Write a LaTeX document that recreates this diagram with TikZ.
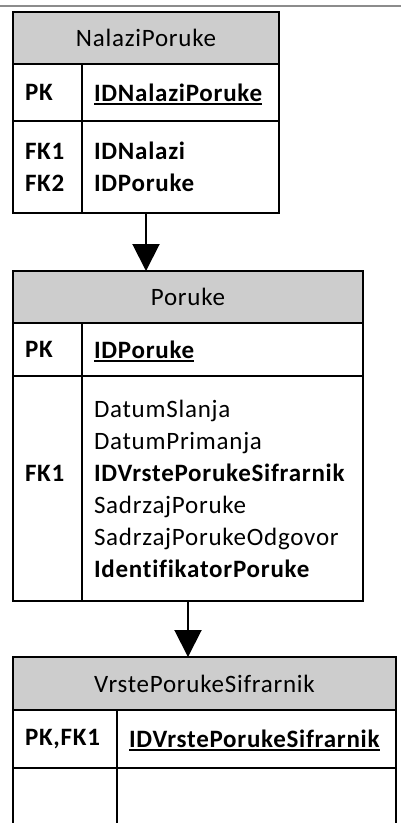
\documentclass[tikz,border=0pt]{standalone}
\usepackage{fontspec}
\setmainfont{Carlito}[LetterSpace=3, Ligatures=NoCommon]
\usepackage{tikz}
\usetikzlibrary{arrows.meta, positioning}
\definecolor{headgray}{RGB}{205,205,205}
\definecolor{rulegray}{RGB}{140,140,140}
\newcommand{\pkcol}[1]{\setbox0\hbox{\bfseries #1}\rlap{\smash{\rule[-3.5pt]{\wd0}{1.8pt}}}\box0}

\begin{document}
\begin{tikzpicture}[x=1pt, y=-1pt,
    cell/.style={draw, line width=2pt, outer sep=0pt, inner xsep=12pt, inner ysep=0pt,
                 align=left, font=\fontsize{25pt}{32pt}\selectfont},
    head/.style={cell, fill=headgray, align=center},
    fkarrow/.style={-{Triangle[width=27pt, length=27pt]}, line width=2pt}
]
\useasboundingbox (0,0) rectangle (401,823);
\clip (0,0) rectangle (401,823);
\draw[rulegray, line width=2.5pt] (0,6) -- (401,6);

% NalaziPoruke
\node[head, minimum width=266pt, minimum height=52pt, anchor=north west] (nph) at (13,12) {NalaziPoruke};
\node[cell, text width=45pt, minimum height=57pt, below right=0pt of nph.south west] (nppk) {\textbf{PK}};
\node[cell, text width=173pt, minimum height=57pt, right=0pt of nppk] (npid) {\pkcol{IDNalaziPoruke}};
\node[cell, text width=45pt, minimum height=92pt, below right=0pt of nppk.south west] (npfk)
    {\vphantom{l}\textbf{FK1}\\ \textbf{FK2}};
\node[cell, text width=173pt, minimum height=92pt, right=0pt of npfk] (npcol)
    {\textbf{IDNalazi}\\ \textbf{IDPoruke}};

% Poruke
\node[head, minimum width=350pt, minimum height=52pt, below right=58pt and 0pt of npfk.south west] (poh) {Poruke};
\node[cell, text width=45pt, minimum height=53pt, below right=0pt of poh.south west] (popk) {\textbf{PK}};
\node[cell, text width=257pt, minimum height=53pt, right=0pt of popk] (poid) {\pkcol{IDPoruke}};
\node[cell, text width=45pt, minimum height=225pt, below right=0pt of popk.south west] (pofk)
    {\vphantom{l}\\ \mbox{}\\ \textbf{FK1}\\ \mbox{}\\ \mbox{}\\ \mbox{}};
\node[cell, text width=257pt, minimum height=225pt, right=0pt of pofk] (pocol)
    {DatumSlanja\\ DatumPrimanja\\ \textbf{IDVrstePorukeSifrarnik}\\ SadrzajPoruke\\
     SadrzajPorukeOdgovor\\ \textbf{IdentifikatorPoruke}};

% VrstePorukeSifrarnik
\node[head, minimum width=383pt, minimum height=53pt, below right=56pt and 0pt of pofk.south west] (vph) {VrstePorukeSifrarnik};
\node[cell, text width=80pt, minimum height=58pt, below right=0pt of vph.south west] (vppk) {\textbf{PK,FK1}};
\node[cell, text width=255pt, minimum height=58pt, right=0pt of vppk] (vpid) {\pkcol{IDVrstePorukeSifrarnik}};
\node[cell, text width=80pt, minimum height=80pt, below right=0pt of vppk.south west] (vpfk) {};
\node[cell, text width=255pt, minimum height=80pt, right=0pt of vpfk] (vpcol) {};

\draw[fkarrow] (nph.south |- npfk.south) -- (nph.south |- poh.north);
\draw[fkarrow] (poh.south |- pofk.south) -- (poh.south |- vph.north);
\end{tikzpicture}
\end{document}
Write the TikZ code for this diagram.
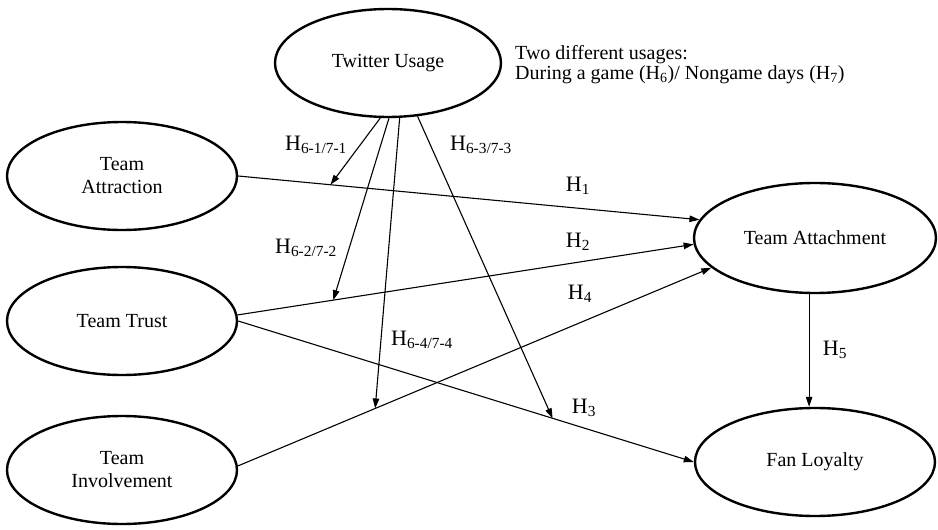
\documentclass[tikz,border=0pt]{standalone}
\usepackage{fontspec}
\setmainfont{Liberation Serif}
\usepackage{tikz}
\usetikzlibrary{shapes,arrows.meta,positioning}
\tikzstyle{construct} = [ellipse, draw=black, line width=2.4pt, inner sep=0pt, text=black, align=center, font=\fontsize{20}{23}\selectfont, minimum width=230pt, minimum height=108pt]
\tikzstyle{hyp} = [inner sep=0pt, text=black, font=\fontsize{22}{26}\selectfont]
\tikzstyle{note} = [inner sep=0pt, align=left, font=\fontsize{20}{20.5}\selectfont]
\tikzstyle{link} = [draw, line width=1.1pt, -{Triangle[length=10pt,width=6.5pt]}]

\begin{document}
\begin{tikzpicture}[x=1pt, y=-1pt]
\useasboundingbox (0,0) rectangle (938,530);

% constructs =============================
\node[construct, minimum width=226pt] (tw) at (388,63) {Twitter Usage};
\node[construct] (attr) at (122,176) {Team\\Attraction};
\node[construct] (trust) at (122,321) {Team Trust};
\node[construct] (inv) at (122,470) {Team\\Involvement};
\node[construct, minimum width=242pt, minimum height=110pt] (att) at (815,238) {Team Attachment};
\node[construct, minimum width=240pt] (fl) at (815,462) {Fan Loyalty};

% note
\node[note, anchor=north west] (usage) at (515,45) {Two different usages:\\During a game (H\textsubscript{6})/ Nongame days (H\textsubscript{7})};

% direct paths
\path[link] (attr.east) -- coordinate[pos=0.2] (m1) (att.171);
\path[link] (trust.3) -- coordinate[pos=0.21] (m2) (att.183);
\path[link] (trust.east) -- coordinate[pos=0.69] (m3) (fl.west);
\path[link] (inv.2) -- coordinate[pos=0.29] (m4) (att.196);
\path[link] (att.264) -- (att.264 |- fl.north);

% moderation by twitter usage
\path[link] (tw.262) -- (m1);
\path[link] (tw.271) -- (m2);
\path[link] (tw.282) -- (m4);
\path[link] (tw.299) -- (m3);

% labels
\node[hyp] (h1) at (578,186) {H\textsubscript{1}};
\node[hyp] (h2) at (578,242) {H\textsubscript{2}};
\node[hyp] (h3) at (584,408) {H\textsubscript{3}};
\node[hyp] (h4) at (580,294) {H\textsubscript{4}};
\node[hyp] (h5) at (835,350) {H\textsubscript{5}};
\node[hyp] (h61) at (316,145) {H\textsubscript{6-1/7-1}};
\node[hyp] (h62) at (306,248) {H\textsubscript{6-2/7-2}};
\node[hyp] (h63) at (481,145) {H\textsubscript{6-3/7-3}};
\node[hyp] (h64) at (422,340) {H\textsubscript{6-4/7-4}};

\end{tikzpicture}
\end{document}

----------

Objective
Set each line of the records down exactly, leaving every picture out.

Complete response
Write a LaTeX document that recreates this diagram with TikZ.
\documentclass[tikz,border=0pt]{standalone}
\usepackage{fontspec}
\setmainfont{Carlito}[LetterSpace=3, Ligatures=NoCommon]
\usepackage{tikz}
\usetikzlibrary{arrows.meta, positioning}
\definecolor{headgray}{RGB}{205,205,205}
\definecolor{rulegray}{RGB}{140,140,140}
\newcommand{\pkcol}[1]{\setbox0\hbox{\bfseries #1}\rlap{\smash{\rule[-3.5pt]{\wd0}{1.8pt}}}\box0}

\begin{document}
\begin{tikzpicture}[x=1pt, y=-1pt,
    cell/.style={draw, line width=2pt, outer sep=0pt, inner xsep=12pt, inner ysep=0pt,
                 align=left, font=\fontsize{25pt}{32pt}\selectfont},
    head/.style={cell, fill=headgray, align=center},
    fkarrow/.style={-{Triangle[width=27pt, length=27pt]}, line width=2pt}
]
\useasboundingbox (0,0) rectangle (401,823);
\clip (0,0) rectangle (401,823);
\draw[rulegray, line width=2.5pt] (0,6) -- (401,6);

% NalaziPoruke
\node[head, minimum width=266pt, minimum height=52pt, anchor=north west] (nph) at (13,12) {NalaziPoruke};
\node[cell, text width=45pt, minimum height=57pt, below right=0pt of nph.south west] (nppk) {\textbf{PK}};
\node[cell, text width=173pt, minimum height=57pt, right=0pt of nppk] (npid) {\pkcol{IDNalaziPoruke}};
\node[cell, text width=45pt, minimum height=92pt, below right=0pt of nppk.south west] (npfk)
    {\vphantom{l}\textbf{FK1}\\ \textbf{FK2}};
\node[cell, text width=173pt, minimum height=92pt, right=0pt of npfk] (npcol)
    {\textbf{IDNalazi}\\ \textbf{IDPoruke}};

% Poruke
\node[head, minimum width=350pt, minimum height=52pt, below right=58pt and 0pt of npfk.south west] (poh) {Poruke};
\node[cell, text width=45pt, minimum height=53pt, below right=0pt of poh.south west] (popk) {\textbf{PK}};
\node[cell, text width=257pt, minimum height=53pt, right=0pt of popk] (poid) {\pkcol{IDPoruke}};
\node[cell, text width=45pt, minimum height=225pt, below right=0pt of popk.south west] (pofk)
    {\vphantom{l}\\ \mbox{}\\ \textbf{FK1}\\ \mbox{}\\ \mbox{}\\ \mbox{}};
\node[cell, text width=257pt, minimum height=225pt, right=0pt of pofk] (pocol)
    {DatumSlanja\\ DatumPrimanja\\ \textbf{IDVrstePorukeSifrarnik}\\ SadrzajPoruke\\
     SadrzajPorukeOdgovor\\ \textbf{IdentifikatorPoruke}};

% VrstePorukeSifrarnik
\node[head, minimum width=383pt, minimum height=53pt, below right=56pt and 0pt of pofk.south west] (vph) {VrstePorukeSifrarnik};
\node[cell, text width=80pt, minimum height=58pt, below right=0pt of vph.south west] (vppk) {\textbf{PK,FK1}};
\node[cell, text width=255pt, minimum height=58pt, right=0pt of vppk] (vpid) {\pkcol{IDVrstePorukeSifrarnik}};
\node[cell, text width=80pt, minimum height=80pt, below right=0pt of vppk.south west] (vpfk) {};
\node[cell, text width=255pt, minimum height=80pt, right=0pt of vpfk] (vpcol) {};

\draw[fkarrow] (nph.south |- npfk.south) -- (nph.south |- poh.north);
\draw[fkarrow] (poh.south |- pofk.south) -- (poh.south |- vph.north);
\end{tikzpicture}
\end{document}
Write the TikZ code for this diagram.
\documentclass[tikz,border=0pt]{standalone}
\usepackage{fontspec}
\setmainfont{Liberation Serif}
\usepackage{tikz}
\usetikzlibrary{shapes,arrows.meta,positioning}
\tikzstyle{construct} = [ellipse, draw=black, line width=2.4pt, inner sep=0pt, text=black, align=center, font=\fontsize{20}{23}\selectfont, minimum width=230pt, minimum height=108pt]
\tikzstyle{hyp} = [inner sep=0pt, text=black, font=\fontsize{22}{26}\selectfont]
\tikzstyle{note} = [inner sep=0pt, align=left, font=\fontsize{20}{20.5}\selectfont]
\tikzstyle{link} = [draw, line width=1.1pt, -{Triangle[length=10pt,width=6.5pt]}]

\begin{document}
\begin{tikzpicture}[x=1pt, y=-1pt]
\useasboundingbox (0,0) rectangle (938,530);

% constructs =============================
\node[construct, minimum width=226pt] (tw) at (388,63) {Twitter Usage};
\node[construct] (attr) at (122,176) {Team\\Attraction};
\node[construct] (trust) at (122,321) {Team Trust};
\node[construct] (inv) at (122,470) {Team\\Involvement};
\node[construct, minimum width=242pt, minimum height=110pt] (att) at (815,238) {Team Attachment};
\node[construct, minimum width=240pt] (fl) at (815,462) {Fan Loyalty};

% note
\node[note, anchor=north west] (usage) at (515,45) {Two different usages:\\During a game (H\textsubscript{6})/ Nongame days (H\textsubscript{7})};

% direct paths
\path[link] (attr.east) -- coordinate[pos=0.2] (m1) (att.171);
\path[link] (trust.3) -- coordinate[pos=0.21] (m2) (att.183);
\path[link] (trust.east) -- coordinate[pos=0.69] (m3) (fl.west);
\path[link] (inv.2) -- coordinate[pos=0.29] (m4) (att.196);
\path[link] (att.264) -- (att.264 |- fl.north);

% moderation by twitter usage
\path[link] (tw.262) -- (m1);
\path[link] (tw.271) -- (m2);
\path[link] (tw.282) -- (m4);
\path[link] (tw.299) -- (m3);

% labels
\node[hyp] (h1) at (578,186) {H\textsubscript{1}};
\node[hyp] (h2) at (578,242) {H\textsubscript{2}};
\node[hyp] (h3) at (584,408) {H\textsubscript{3}};
\node[hyp] (h4) at (580,294) {H\textsubscript{4}};
\node[hyp] (h5) at (835,350) {H\textsubscript{5}};
\node[hyp] (h61) at (316,145) {H\textsubscript{6-1/7-1}};
\node[hyp] (h62) at (306,248) {H\textsubscript{6-2/7-2}};
\node[hyp] (h63) at (481,145) {H\textsubscript{6-3/7-3}};
\node[hyp] (h64) at (422,340) {H\textsubscript{6-4/7-4}};

\end{tikzpicture}
\end{document}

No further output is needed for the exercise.